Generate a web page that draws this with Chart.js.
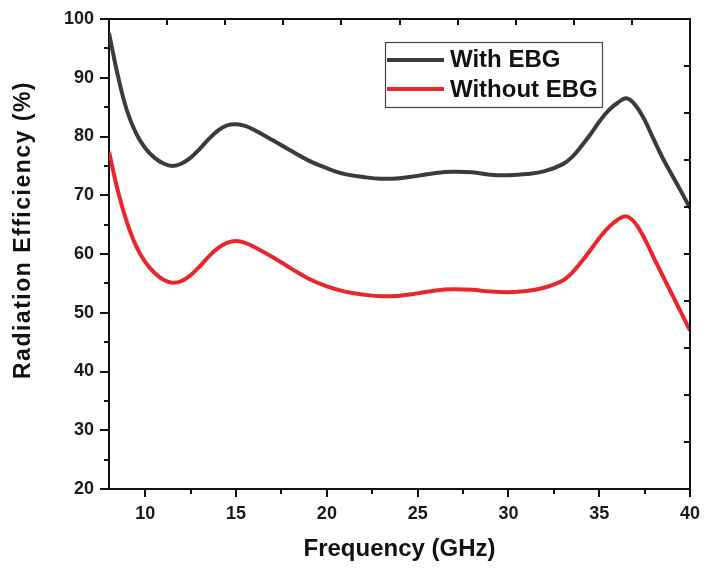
<!DOCTYPE html>
<html lang="en">
<head>
    <meta charset="UTF-8">
    <title>Radiation Efficiency</title>
    <script src="https://cdn.jsdelivr.net/npm/chart.js"></script>
    <style>
        html, body { margin: 0; padding: 0; background: #ffffff; }
        #chartContainer { width: 717px; height: 568px; }
    </style>
</head>
<body>
    <div id="chartContainer">
        <canvas id="effChart"></canvas>
    </div>

    <script>
        // Frequency (GHz)
        const freq = [8, 8.5, 9, 9.5, 10, 10.5, 11, 11.5, 12, 12.5, 13, 13.5, 14, 14.5, 15, 15.5, 16,
            17, 18, 19, 20, 21, 22, 23, 24, 25, 26, 27, 28, 29, 30, 31, 32, 33,
            33.5, 34, 34.5, 35, 35.5, 36, 36.5, 37, 37.5, 38, 38.5, 39, 39.5, 40];

        // Radiation efficiency (%)
        const withEbg = [97.6, 90.2, 84.3, 80.5, 78.0, 76.4, 75.4, 75.0, 75.4, 76.4, 77.9, 79.6, 81.0, 81.9, 82.1, 81.8, 81.1,
            79.4, 77.6, 75.9, 74.6, 73.6, 73.1, 72.8, 72.9, 73.3, 73.8, 74.0, 73.9, 73.5, 73.4, 73.6, 74.1, 75.3,
            76.5, 78.3, 80.3, 82.5, 84.4, 85.7, 86.5, 85.3, 82.8, 79.5, 76.3, 73.5, 70.7, 67.8];

        const withoutEbg = [77.4, 70.6, 65.3, 61.3, 58.6, 56.8, 55.6, 55.1, 55.4, 56.4, 57.9, 59.6, 61.0, 61.9, 62.2, 61.9, 61.2,
            59.5, 57.6, 55.8, 54.5, 53.6, 53.1, 52.8, 52.9, 53.3, 53.8, 54.0, 53.9, 53.6, 53.5, 53.7, 54.3, 55.5,
            56.8, 58.6, 60.6, 62.7, 64.5, 65.8, 66.4, 65.2, 62.6, 59.4, 56.3, 53.2, 50.1, 47.0];

        const seriesNames = ['With EBG', 'Without EBG'];
        const seriesColors = ['#3b3b3b', '#e8262b'];

        const xTickValues = [10, 15, 20, 25, 30, 35, 40];
        const yTickValues = [20, 30, 40, 50, 60, 70, 80, 90, 100];
        const xMinorValues = [12.5, 17.5, 22.5, 27.5, 32.5, 37.5];
        const yMinorValues = [25, 35, 45, 55, 65, 75, 85, 95];

        const FONT = '"Liberation Sans", Arial, sans-serif';

        // frame on top/right, minor ticks, inward ticks on the mirrored sides
        const frameDecor = {
            id: 'frameDecor',
            afterDraw(chart) {
                const { ctx, chartArea: a, scales: { x, y } } = chart;
                ctx.save();
                ctx.strokeStyle = '#111111';
                ctx.lineWidth = 2;
                ctx.beginPath();
                ctx.moveTo(a.left, a.top);
                ctx.lineTo(a.right, a.top);
                ctx.lineTo(a.right, a.bottom);
                yMinorValues.forEach(v => {
                    const py = Math.round(y.getPixelForValue(v));
                    ctx.moveTo(a.left - 5, py);
                    ctx.lineTo(a.left, py);
                });
                xMinorValues.forEach(v => {
                    const px = Math.round(x.getPixelForValue(v));
                    ctx.moveTo(px, a.bottom);
                    ctx.lineTo(px, a.bottom + 5);
                });
                for (let i = 1; i < 10; i++) {
                    const px = Math.round(a.left + (a.right - a.left) * i / 10);
                    ctx.moveTo(px, a.top);
                    ctx.lineTo(px, a.top + 6);
                    const py = Math.round(a.top + (a.bottom - a.top) * i / 10);
                    ctx.moveTo(a.right, py);
                    ctx.lineTo(a.right - 6, py);
                }
                ctx.stroke();
                ctx.restore();
            }
        };

        // boxed legend inside the plot + rotated y title
        const legendBox = {
            id: 'legendBox',
            afterDraw(chart) {
                const { ctx } = chart;
                ctx.save();
                ctx.strokeStyle = '#444444';
                ctx.lineWidth = 1.2;
                ctx.strokeRect(385.5, 42.5, 217, 65);
                ctx.font = 'bold 24px ' + FONT;
                ctx.textBaseline = 'middle';
                ctx.textAlign = 'left';
                chart.data.datasets.forEach((ds, i) => {
                    const ly = 60 + i * 29;
                    ctx.strokeStyle = ds.borderColor;
                    ctx.lineWidth = 4;
                    ctx.beginPath();
                    ctx.moveTo(387, ly);
                    ctx.lineTo(444, ly);
                    ctx.stroke();
                    ctx.fillStyle = '#111111';
                    ctx.fillText(ds.label, 450, ly + 0.5 + i);
                });

                ctx.translate(24, 230);
                ctx.rotate(-Math.PI / 2);
                ctx.font = 'bold 23px ' + FONT;
                if ('letterSpacing' in ctx) ctx.letterSpacing = '1.5px';
                ctx.textAlign = 'center';
                ctx.fillStyle = '#111111';
                ctx.fillText('Radiation Efficiency (%)', 0, 0);
                ctx.restore();
            }
        };

        const toPoints = vals => freq.map((f, i) => ({ x: f, y: vals[i] }));

        const ctx = document.getElementById('effChart').getContext('2d');
        new Chart(ctx, {
            type: 'line',
            data: {
                datasets: [
                    {
                        label: seriesNames[0],
                        data: toPoints(withEbg),
                        borderColor: seriesColors[0],
                        borderWidth: 4,
                        pointRadius: 0,
                        tension: 0.4
                    },
                    {
                        label: seriesNames[1],
                        data: toPoints(withoutEbg),
                        borderColor: seriesColors[1],
                        borderWidth: 4,
                        pointRadius: 0,
                        tension: 0.4
                    }
                ]
            },
            options: {
                responsive: true,
                maintainAspectRatio: false,
                animation: false,
                layout: { padding: { top: 19, right: 27, left: 0, bottom: 0 } },
                plugins: {
                    legend: { display: false },
                    tooltip: { enabled: false }
                },
                scales: {
                    x: {
                        type: 'linear',
                        min: 8,
                        max: 40,
                        afterBuildTicks: s => { s.ticks = xTickValues.map(v => ({ value: v })); },
                        afterFit: s => { s.height = 79; },
                        border: { display: true, color: '#111111', width: 2 },
                        grid: { drawOnChartArea: false, color: '#111111', lineWidth: 2, tickLength: 8 },
                        ticks: {
                            color: '#1a1a1a',
                            padding: 6,
                            maxRotation: 0,
                            font: { family: FONT, size: 18, weight: 'bold' }
                        },
                        title: {
                            display: true,
                            text: 'Frequency (GHz)',
                            color: '#111111',
                            padding: { top: 0, bottom: 4 },
                            font: { family: FONT, size: 24, weight: 'bold' }
                        }
                    },
                    y: {
                        type: 'linear',
                        min: 20,
                        max: 100,
                        afterBuildTicks: s => { s.ticks = yTickValues.map(v => ({ value: v })); },
                        afterFit: s => { s.width = 109; },
                        border: { display: true, color: '#111111', width: 2 },
                        grid: { drawOnChartArea: false, color: '#111111', lineWidth: 2, tickLength: 9 },
                        ticks: {
                            color: '#1a1a1a',
                            padding: 6,
                            font: { family: FONT, size: 18, weight: 'bold' }
                        }
                    }
                }
            },
            plugins: [frameDecor, legendBox]
        });
    </script>
</body>
</html>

# JOB
Restate the whole listing above exactly, please, omitting every image.

# THE ANSWER
Generate a web page that draws this with Chart.js.
<!DOCTYPE html>
<html lang="en">
<head>
    <meta charset="UTF-8">
    <title>Radiation Efficiency</title>
    <script src="https://cdn.jsdelivr.net/npm/chart.js"></script>
    <style>
        html, body { margin: 0; padding: 0; background: #ffffff; }
        #chartContainer { width: 717px; height: 568px; }
    </style>
</head>
<body>
    <div id="chartContainer">
        <canvas id="effChart"></canvas>
    </div>

    <script>
        // Frequency (GHz)
        const freq = [8, 8.5, 9, 9.5, 10, 10.5, 11, 11.5, 12, 12.5, 13, 13.5, 14, 14.5, 15, 15.5, 16,
            17, 18, 19, 20, 21, 22, 23, 24, 25, 26, 27, 28, 29, 30, 31, 32, 33,
            33.5, 34, 34.5, 35, 35.5, 36, 36.5, 37, 37.5, 38, 38.5, 39, 39.5, 40];

        // Radiation efficiency (%)
        const withEbg = [97.6, 90.2, 84.3, 80.5, 78.0, 76.4, 75.4, 75.0, 75.4, 76.4, 77.9, 79.6, 81.0, 81.9, 82.1, 81.8, 81.1,
            79.4, 77.6, 75.9, 74.6, 73.6, 73.1, 72.8, 72.9, 73.3, 73.8, 74.0, 73.9, 73.5, 73.4, 73.6, 74.1, 75.3,
            76.5, 78.3, 80.3, 82.5, 84.4, 85.7, 86.5, 85.3, 82.8, 79.5, 76.3, 73.5, 70.7, 67.8];

        const withoutEbg = [77.4, 70.6, 65.3, 61.3, 58.6, 56.8, 55.6, 55.1, 55.4, 56.4, 57.9, 59.6, 61.0, 61.9, 62.2, 61.9, 61.2,
            59.5, 57.6, 55.8, 54.5, 53.6, 53.1, 52.8, 52.9, 53.3, 53.8, 54.0, 53.9, 53.6, 53.5, 53.7, 54.3, 55.5,
            56.8, 58.6, 60.6, 62.7, 64.5, 65.8, 66.4, 65.2, 62.6, 59.4, 56.3, 53.2, 50.1, 47.0];

        const seriesNames = ['With EBG', 'Without EBG'];
        const seriesColors = ['#3b3b3b', '#e8262b'];

        const xTickValues = [10, 15, 20, 25, 30, 35, 40];
        const yTickValues = [20, 30, 40, 50, 60, 70, 80, 90, 100];
        const xMinorValues = [12.5, 17.5, 22.5, 27.5, 32.5, 37.5];
        const yMinorValues = [25, 35, 45, 55, 65, 75, 85, 95];

        const FONT = '"Liberation Sans", Arial, sans-serif';

        // frame on top/right, minor ticks, inward ticks on the mirrored sides
        const frameDecor = {
            id: 'frameDecor',
            afterDraw(chart) {
                const { ctx, chartArea: a, scales: { x, y } } = chart;
                ctx.save();
                ctx.strokeStyle = '#111111';
                ctx.lineWidth = 2;
                ctx.beginPath();
                ctx.moveTo(a.left, a.top);
                ctx.lineTo(a.right, a.top);
                ctx.lineTo(a.right, a.bottom);
                yMinorValues.forEach(v => {
                    const py = Math.round(y.getPixelForValue(v));
                    ctx.moveTo(a.left - 5, py);
                    ctx.lineTo(a.left, py);
                });
                xMinorValues.forEach(v => {
                    const px = Math.round(x.getPixelForValue(v));
                    ctx.moveTo(px, a.bottom);
                    ctx.lineTo(px, a.bottom + 5);
                });
                for (let i = 1; i < 10; i++) {
                    const px = Math.round(a.left + (a.right - a.left) * i / 10);
                    ctx.moveTo(px, a.top);
                    ctx.lineTo(px, a.top + 6);
                    const py = Math.round(a.top + (a.bottom - a.top) * i / 10);
                    ctx.moveTo(a.right, py);
                    ctx.lineTo(a.right - 6, py);
                }
                ctx.stroke();
                ctx.restore();
            }
        };

        // boxed legend inside the plot + rotated y title
        const legendBox = {
            id: 'legendBox',
            afterDraw(chart) {
                const { ctx } = chart;
                ctx.save();
                ctx.strokeStyle = '#444444';
                ctx.lineWidth = 1.2;
                ctx.strokeRect(385.5, 42.5, 217, 65);
                ctx.font = 'bold 24px ' + FONT;
                ctx.textBaseline = 'middle';
                ctx.textAlign = 'left';
                chart.data.datasets.forEach((ds, i) => {
                    const ly = 60 + i * 29;
                    ctx.strokeStyle = ds.borderColor;
                    ctx.lineWidth = 4;
                    ctx.beginPath();
                    ctx.moveTo(387, ly);
                    ctx.lineTo(444, ly);
                    ctx.stroke();
                    ctx.fillStyle = '#111111';
                    ctx.fillText(ds.label, 450, ly + 0.5 + i);
                });

                ctx.translate(24, 230);
                ctx.rotate(-Math.PI / 2);
                ctx.font = 'bold 23px ' + FONT;
                if ('letterSpacing' in ctx) ctx.letterSpacing = '1.5px';
                ctx.textAlign = 'center';
                ctx.fillStyle = '#111111';
                ctx.fillText('Radiation Efficiency (%)', 0, 0);
                ctx.restore();
            }
        };

        const toPoints = vals => freq.map((f, i) => ({ x: f, y: vals[i] }));

        const ctx = document.getElementById('effChart').getContext('2d');
        new Chart(ctx, {
            type: 'line',
            data: {
                datasets: [
                    {
                        label: seriesNames[0],
                        data: toPoints(withEbg),
                        borderColor: seriesColors[0],
                        borderWidth: 4,
                        pointRadius: 0,
                        tension: 0.4
                    },
                    {
                        label: seriesNames[1],
                        data: toPoints(withoutEbg),
                        borderColor: seriesColors[1],
                        borderWidth: 4,
                        pointRadius: 0,
                        tension: 0.4
                    }
                ]
            },
            options: {
                responsive: true,
                maintainAspectRatio: false,
                animation: false,
                layout: { padding: { top: 19, right: 27, left: 0, bottom: 0 } },
                plugins: {
                    legend: { display: false },
                    tooltip: { enabled: false }
                },
                scales: {
                    x: {
                        type: 'linear',
                        min: 8,
                        max: 40,
                        afterBuildTicks: s => { s.ticks = xTickValues.map(v => ({ value: v })); },
                        afterFit: s => { s.height = 79; },
                        border: { display: true, color: '#111111', width: 2 },
                        grid: { drawOnChartArea: false, color: '#111111', lineWidth: 2, tickLength: 8 },
                        ticks: {
                            color: '#1a1a1a',
                            padding: 6,
                            maxRotation: 0,
                            font: { family: FONT, size: 18, weight: 'bold' }
                        },
                        title: {
                            display: true,
                            text: 'Frequency (GHz)',
                            color: '#111111',
                            padding: { top: 0, bottom: 4 },
                            font: { family: FONT, size: 24, weight: 'bold' }
                        }
                    },
                    y: {
                        type: 'linear',
                        min: 20,
                        max: 100,
                        afterBuildTicks: s => { s.ticks = yTickValues.map(v => ({ value: v })); },
                        afterFit: s => { s.width = 109; },
                        border: { display: true, color: '#111111', width: 2 },
                        grid: { drawOnChartArea: false, color: '#111111', lineWidth: 2, tickLength: 9 },
                        ticks: {
                            color: '#1a1a1a',
                            padding: 6,
                            font: { family: FONT, size: 18, weight: 'bold' }
                        }
                    }
                }
            },
            plugins: [frameDecor, legendBox]
        });
    </script>
</body>
</html>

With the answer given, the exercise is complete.